Pengarna (/ˈpɛŋaɳa/) is a simple web app for your hledger-controlled money. It uses the API served by hledger web, rendering your balances and transactions in a human-readable way.

Pengarna is a work-in-progress, so expect rough edges, hardcoded values and very specific code that does not generalize well enough to your use case.

Configuration

Dependencies

  • hledger (the latest stable release does not contain the possibility to add CORS to the API, so make sure you build it from source, using the latest commit in master)
  • elm

Optional but recommended:

  • elm-live: if you want to contribute to the code and have a comfortable development environment.
  • elm-doc: if you want to generate the documentation of the modules locally.

API

The application expects a working server listening for petitions to hledger's API. In order to set the API server up, run the following command, where the value of the --host option is the hostname the machine will be contacted in.
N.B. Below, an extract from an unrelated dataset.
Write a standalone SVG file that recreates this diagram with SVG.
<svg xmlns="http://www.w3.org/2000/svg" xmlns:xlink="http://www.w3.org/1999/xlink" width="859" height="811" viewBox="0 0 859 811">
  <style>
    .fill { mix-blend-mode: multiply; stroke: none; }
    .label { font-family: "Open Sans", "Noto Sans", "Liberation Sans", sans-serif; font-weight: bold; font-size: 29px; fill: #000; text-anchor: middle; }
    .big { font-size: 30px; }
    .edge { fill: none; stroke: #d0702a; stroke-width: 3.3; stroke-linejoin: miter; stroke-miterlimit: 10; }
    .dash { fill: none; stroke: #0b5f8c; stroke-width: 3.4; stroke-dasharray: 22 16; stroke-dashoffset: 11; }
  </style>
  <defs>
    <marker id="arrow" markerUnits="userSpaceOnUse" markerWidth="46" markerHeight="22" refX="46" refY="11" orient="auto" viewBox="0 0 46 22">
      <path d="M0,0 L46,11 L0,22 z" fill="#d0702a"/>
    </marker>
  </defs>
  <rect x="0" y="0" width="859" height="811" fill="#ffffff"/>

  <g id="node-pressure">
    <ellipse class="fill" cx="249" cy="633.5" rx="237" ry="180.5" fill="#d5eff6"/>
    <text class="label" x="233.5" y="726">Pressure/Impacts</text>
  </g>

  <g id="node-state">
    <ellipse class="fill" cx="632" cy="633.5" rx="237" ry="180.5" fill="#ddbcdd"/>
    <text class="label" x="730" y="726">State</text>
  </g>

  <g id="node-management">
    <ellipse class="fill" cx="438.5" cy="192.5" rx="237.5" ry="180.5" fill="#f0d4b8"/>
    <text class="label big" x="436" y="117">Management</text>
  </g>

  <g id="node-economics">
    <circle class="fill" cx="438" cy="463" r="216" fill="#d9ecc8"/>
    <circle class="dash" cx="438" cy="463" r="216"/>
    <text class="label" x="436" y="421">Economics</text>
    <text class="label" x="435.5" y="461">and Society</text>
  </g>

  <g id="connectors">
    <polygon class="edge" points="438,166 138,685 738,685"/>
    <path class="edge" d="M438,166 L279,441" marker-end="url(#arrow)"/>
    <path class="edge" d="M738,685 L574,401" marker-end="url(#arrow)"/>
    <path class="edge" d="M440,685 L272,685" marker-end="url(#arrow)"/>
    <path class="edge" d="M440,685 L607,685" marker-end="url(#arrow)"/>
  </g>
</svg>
By default, it launches a server listening in port 5000.

hledger-web --serve-api --cors "*" --host "localhost"

For now, the host URL is hardcoded into src/Api.elm, so make sure that you set the value in the host function to the correct URL. In this case, it should be http://localhost:5000.

Development

Running just make will launch elm-live, that opens the application in your browser and watches for any change in your source files, re-compiling when needed. This is the same as running make live.
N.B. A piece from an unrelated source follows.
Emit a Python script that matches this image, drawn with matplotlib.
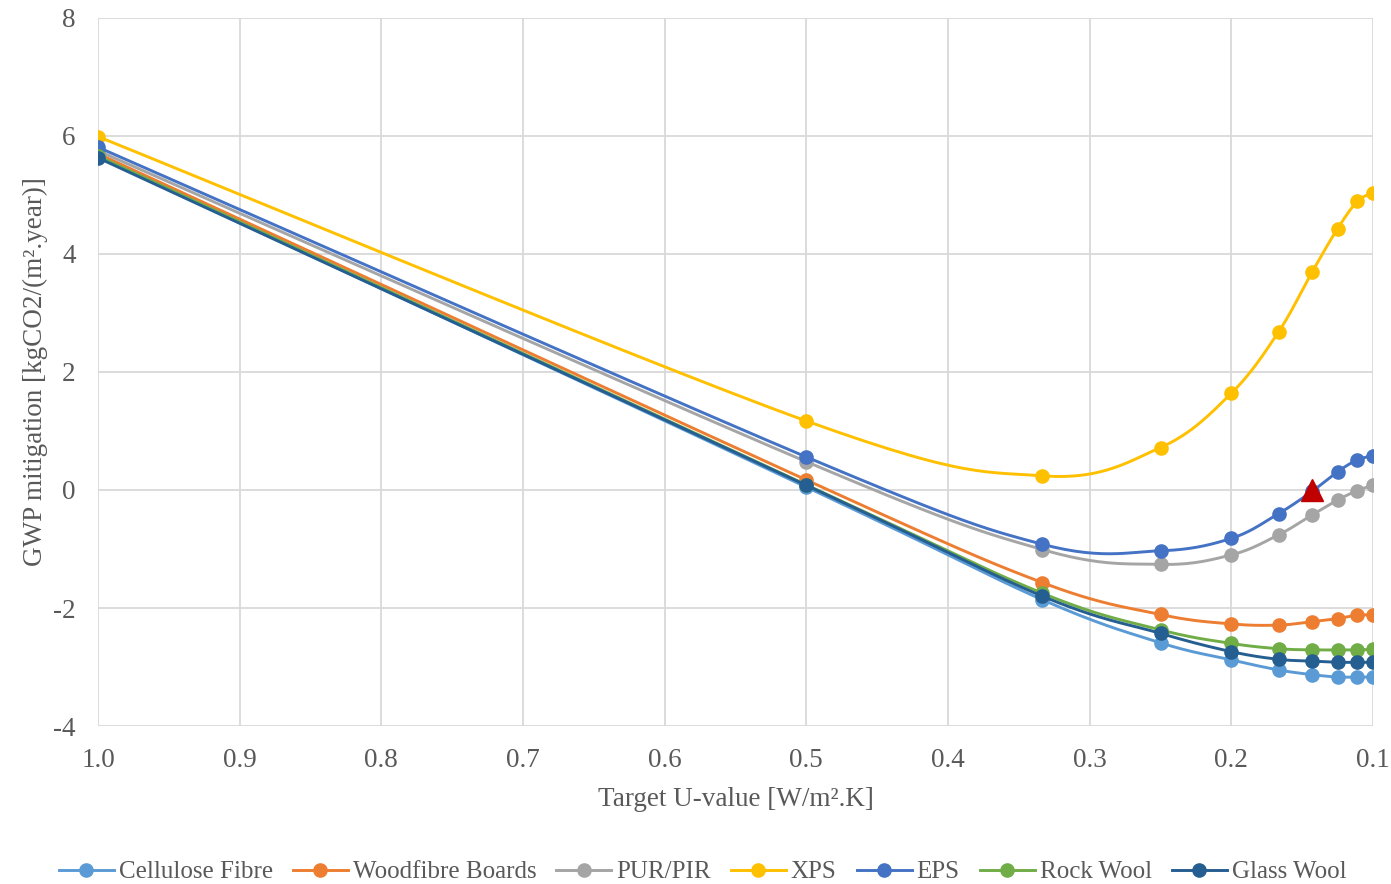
import numpy as np
import matplotlib
matplotlib.use("Agg")
import matplotlib.pyplot as plt

plt.rcParams['font.family'] = ['Liberation Serif', 'DejaVu Serif']
plt.rcParams['axes.unicode_minus'] = False

# target U-values (1/n for n = 1..10)
u_values = [1.0, 0.5, 1/3, 0.25, 0.2, 1/6, 1/7, 0.125, 1/9, 0.1]

names = ["Cellulose Fibre", "Woodfibre Boards", "PUR/PIR", "XPS", "EPS", "Rock Wool", "Glass Wool"]
colors = ["#5B9BD5", "#ED7D31", "#A5A5A5", "#FFC000", "#4472C4", "#70AD47", "#255E91"]

cellulose = [5.65, 0.05, -1.86, -2.59, -2.88, -3.05, -3.13, -3.17, -3.17, -3.17]
woodfibre = [5.70, 0.17, -1.57, -2.11, -2.27, -2.29, -2.23, -2.18, -2.12, -2.12]
pur_pir = [5.75, 0.48, -1.01, -1.26, -1.10, -0.76, -0.42, -0.17, -0.01, 0.08]
xps = [5.99, 1.17, 0.24, 0.72, 1.64, 2.68, 3.70, 4.43, 4.89, 5.04]
eps = [5.81, 0.56, -0.92, -1.03, -0.82, -0.40, -0.02, 0.31, 0.51, 0.58]
rock_wool = [5.66, 0.09, -1.75, -2.37, -2.60, -2.69, -2.71, -2.71, -2.71, -2.70]
glass_wool = [5.63, 0.08, -1.80, -2.43, -2.74, -2.87, -2.90, -2.92, -2.92, -2.92]
series = [cellulose, woodfibre, pur_pir, xps, eps, rock_wool, glass_wool]

# highlighted point (EPS crossing zero)
mark_u = 1/7
mark_gwp = 0.0


def smooth(x, y, n=30):
    """Excel-like smoothed line (uniform Catmull-Rom through the points)"""
    p = np.column_stack([x, y])
    p = np.vstack([p[0], p, p[-1]])
    out = []
    t = np.linspace(0, 1, n)[:, None]
    for i in range(1, len(p) - 2):
        p0, p1, p2, p3 = p[i - 1], p[i], p[i + 1], p[i + 2]
        c1 = p1 + (p2 - p0) / 6
        c2 = p2 - (p3 - p1) / 6
        seg = ((1 - t) ** 3) * p1 + 3 * ((1 - t) ** 2) * t * c1 + 3 * (1 - t) * t ** 2 * c2 + t ** 3 * p2
        out.append(seg if i == 1 else seg[1:])
    out = np.vstack(out)
    return out[:, 0], out[:, 1]


fig = plt.figure(figsize=(13.91, 8.84), dpi=100)
ax = fig.add_axes([98 / 1391, 1 - 726 / 884, 1275 / 1391, 708 / 884])

for name, vals, c in zip(names, series, colors):
    sx, sy = smooth(u_values, vals)
    ax.plot(sx, sy, color=c, lw=2.1, solid_capstyle='round')
    ax.plot(u_values, vals, 'o', color=c, ms=9.5, mec=c, ls='none')
    ax.plot([], [], '-o', color=c, lw=2.1, ms=9.5, label=name)

ax.plot(mark_u, mark_gwp, '^', color='#C00000', ms=16, zorder=10)

ax.set_xlim(1.0, 0.1)
ax.set_ylim(-4, 8)
ax.set_xticks(np.arange(1.0, 0.05, -0.1))
ax.set_xticklabels(["%.1f" % v for v in np.arange(1.0, 0.05, -0.1)])
ax.set_yticks(np.arange(-4, 9, 2))
ax.grid(True, color="#D9D9D9", lw=1.3)
ax.set_axisbelow(True)
for s in ax.spines.values():
    s.set_visible(False)
ax.tick_params(axis='x', length=0, labelsize=19.5, colors="#595959", pad=16)
ax.tick_params(axis='y', length=0, labelsize=19.5, colors="#595959", pad=16)

ax.set_xlabel("Target U-value [W/m².K]", fontsize=19.5, color="#595959", labelpad=10)
ax.set_ylabel("GWP mitigation [kgCO2/(m².year)]", fontsize=19.5, color="#595959", labelpad=4)

leg = fig.legend(loc='center', bbox_to_anchor=(0.505, 1 - 872 / 884), ncol=7, frameon=False,
                 fontsize=18, handlelength=2.2, handletextpad=0.2, columnspacing=0.8)
for t in leg.get_texts():
    t.set_color("#595959")

plt.savefig("out.png", dpi=100)
plt.close()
There are other make commands available:

  • make debug compiles the project into a debug elm.js.
  • make prod compiles the project into a production-ready, optimized and minified elm.min.js.
  • make doc generates the documentation locally, for which you need elm-doc installed.

Deploying

There is one more make command: make deploy, which compiles the project ready for production and deploys it, via SSH, into a remote machine that is serving the web application.

This set-up assumes that you have SSH access (configured without password) to a remote machine that contains a directory that is being served. The configuration of this data is in the following Makefile variables:

  • REMOTE: a string containing the user and hostname to connect to the machine; for example, if your user is jane and the machine hostname is 192.168.1.10, this variable should be set to jane@192.168.1.10.
  • REMOTE_DIR: a string containing the full path to the directory from where the web application is served.